Why is $\frac{\sum^n_{i=1}(X_i-\bar{X})^2}{\sigma^2}$chi-square distributed with $n-1$ degrees of freedom? [duplicate]

Question

On Wikipedia, it says

If $X_{i};i=1,\ldots ,n$ are independent normal $(\mu ,\sigma ^{2})$ random variables, the statistic

$$\frac{\sum\limits^n_{i=1}(X_i-\bar{X})^2}{\sigma^2}$$

follows a chi-squared distribution with $n − 1$ degrees of freedom. Here, the degrees of freedom arises from the residual sum-of-squares in the numerator, and in turn the $n − 1$ degrees of freedom of the underlying residual vector $\{X_{i}-{\bar {X}}\}$.

With that in mind, I'd like to put forward the following example:

Suppose we choose an integer, $10$. Let's say our goal is to choose some $n$ values that sum to $10$. Let's say $n=3$. I freely choose $6$ and then $3$, but now I am forced to choose $1$. Hence I have $2$ degrees of freedom. Or more generally, $n-1$ degrees of freedom.

In this example, it's clear that the final choice is not a free one, because we have some target value, and so once we've made $n-1$ choices for the summands, there is only one possible value that ensures we satisfy the target sum value constraint.

Now, going back to case of the residual sum-of-squares on the numerator. If this were $\sum\limits^n_{i=1}(X_i-\bar{X})$ instead (notice I've dropped the square), then our target is $0$. So again, like in the example above, we have $n-1$ degrees of freedom because we can make free choices for $X_1\ldots X_{n-1}$, but then $X_n$ is forced. However, once we square each $(X_i - \bar{X})$, we lose the target value of $0$.
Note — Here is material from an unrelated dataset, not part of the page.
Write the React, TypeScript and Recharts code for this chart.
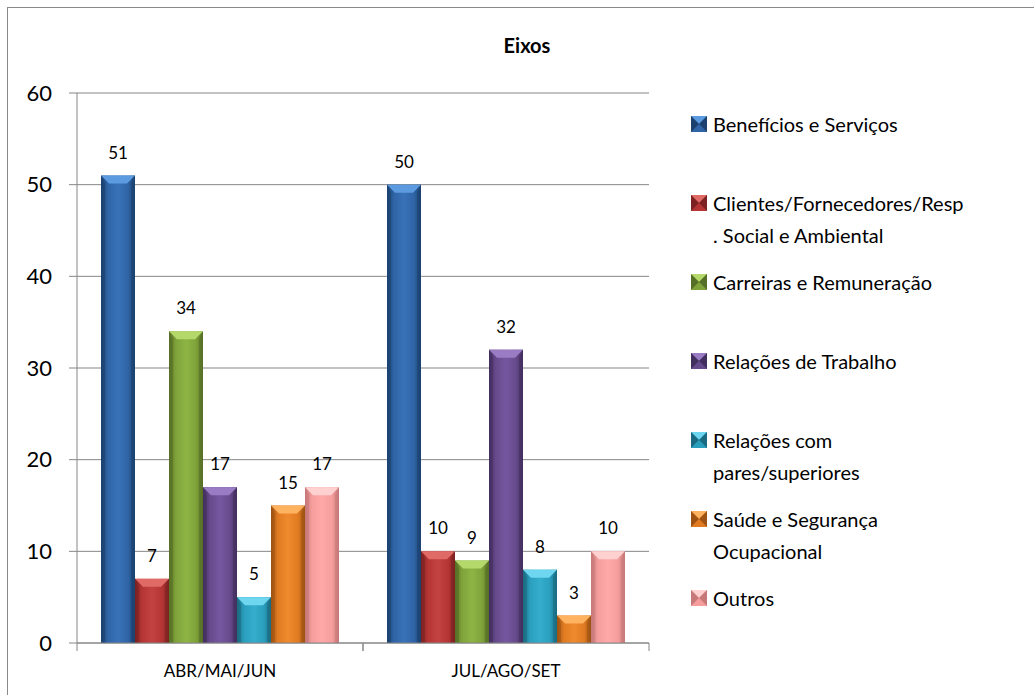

So how do we know that the degrees of freedom is $n-1$ without a target value? If there is no target value, why are we not able to make $n$ free choices?

Answer 1

Consider samples of size $n= 5$ from a standard normal distribution. then $Q =(n-1)S^2 \sim \mathsf{Chisq}(\nu=4),$ not $\mathsf{Chisq}(\nu=5).$

set.seed(706);  m = 10^6;  n = 5
q = replicate( m, (n-1)*var(rnorm(n)) )
mean(q)
[1] 4.002257  # aprx E(Q) = 4
hdr = "Simulated Dist'n of Q fits CHISQ(4)[blue], not CHISQ(5) [red]"
hist(q, prob=T, br=50, col="skyblue2", main=hdr)
  curve(dchisq(x, 4), add=T, lwd=2, col="blue")
  curve(dchisq(x, 5), add=T, lwd=3, col="red", lty="dotted")

Note: If you consider $n = 2,$ then it is easy to verify that $\bar X$ is a function of $X_1 + X_2$ and independently, $S^2$ is a function of $X_1 - X_2$ so that $S^2 \sim \mathsf{Chisq}(1).$ One proof for $n > 2$ shows that $\bar X$ is a function of a vector in one dimention, and that (orthogonally) $S^2$ is a function of vectors in $n-1$ dimensions.